Yes, and I hate it. My partner insists that santa leaves gifts for his daughter when she arrives in the afternoon. My kids get to spend the rest of the day hearing how she is the best child, as santa comes to her twice. Well this year I'm prepared! She won't be the best child.

 "She won't be the best child"... What a bizarre thing to say. Are you alright in the head?
helpful (2) 
 Santa is leaving her a note saying he hopes it's ok to leave half her presents here, and half at her mum's, and haven't got heaps from santa this year.
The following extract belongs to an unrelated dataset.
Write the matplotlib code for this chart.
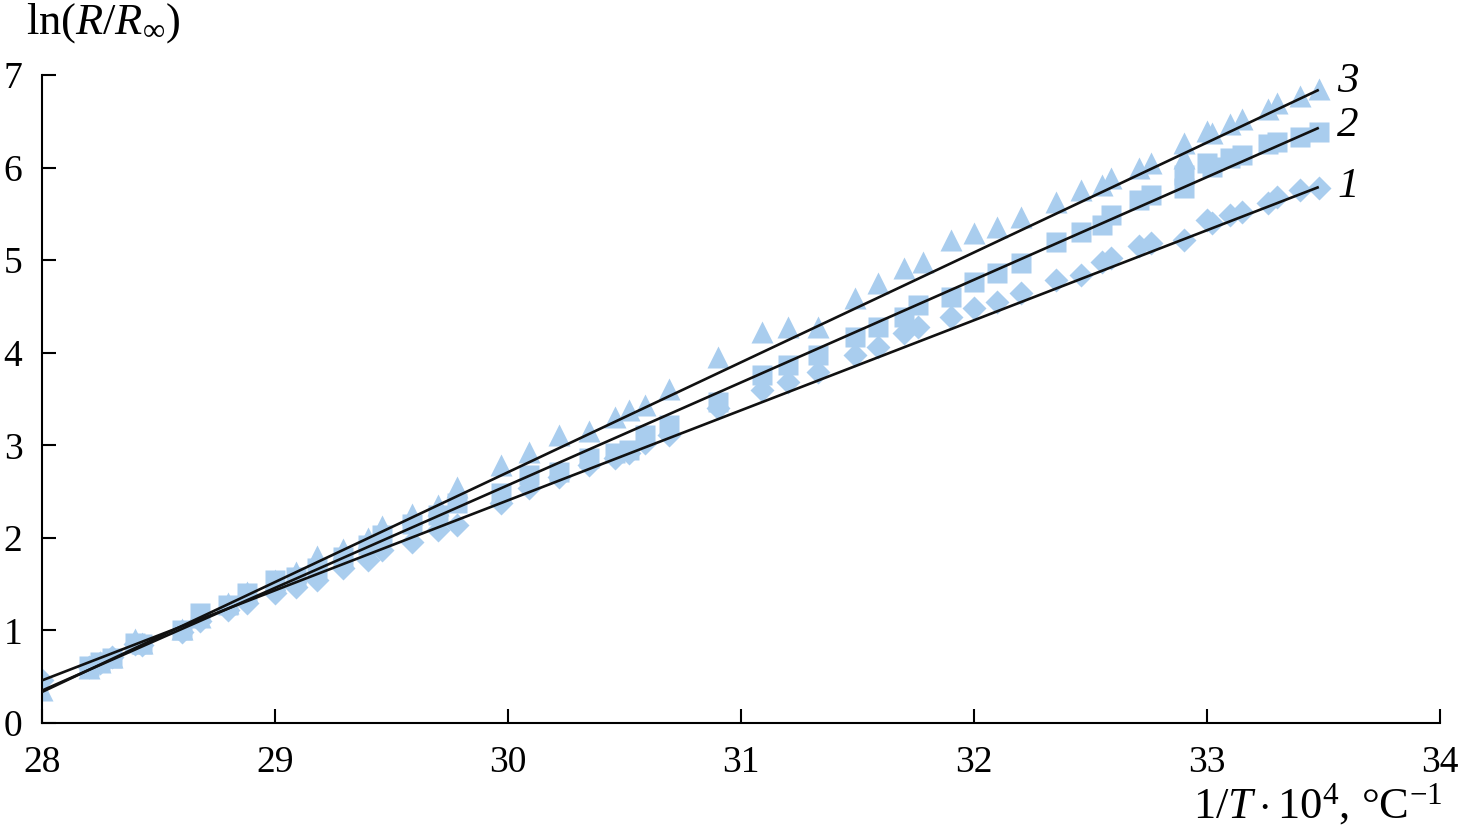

My partner has been told if she isn't pulled up on it this year, next year my kids and I will go away for Christmas, and they can sit on their own Christmas night looking at pics of us having fun without them on Facebook.
helpful (0) 

Tell the little bitch the truth about Santa if she carries on about whose the best!!!
Personally I would make sure my kids Santa gifts were out of this world better!!! Atleast double hers!
That’s why I would suck being part of a blended family

Why not just gifts from her dad? Then he can take all the credit 😂. Say “Santa left all his presents at your mums this year, because we told him that was where you were staying”. Why would Santa divide his gifts between two houses? That’s dumb. F**k I hope I never get divorced and have to deal with this bullshit. 💩

 It certainly is bullshit.
The kids all get the same amount and same value of gifts. If santa comes to my kids then they get more than sd, so Santa brings the same amount to all the kids. If dad gives the Santa gifts to his daughter, she got more.
Step daughter sees this and likes to tell my kids that santa came to her twice, she got more so must be the best kid (this is on a loop, until she falls asleep).
It's an attempt to make it equal, but usually means someone will end up feeling like crap, and it's usually my kids.
I can take them away for Christmas, and be with my family, but then my partner has to spend most of the day alone, or not see his daughter.

helpful (0) 
 Yes, but she would be getting the same amount of parent presents as your kids....... why not let your kids open their Santa presents before she comes, then wait til you are all together to do the ones from you and partner and they will all be equal.
helpful (0) 
 I can't make my kids wait all day to open their presents, she doesn't arrive until later in the day.
I have put a few extra toys in my kids stockings, she won't know, but if she carries on they can point out that they got more.

helpful (0) 
 I don’t see why not- they can open their Santa presents right away and only have to wait for the others until later. Simple solution.
helpful (0) 
 I agree it would probably work, as they would be distracted by the gifts, but I really can't make my kids wait all day. If they are made to wait because of their step sister, they are going to hate her.
helpful (0) 

Yes and i don't like it but my ex started it years ago so now i have to go along with it.

Schedule Santa for when your child/children have a decent length of time to enjoy the gift/s. Which might be anytime during the school holidays.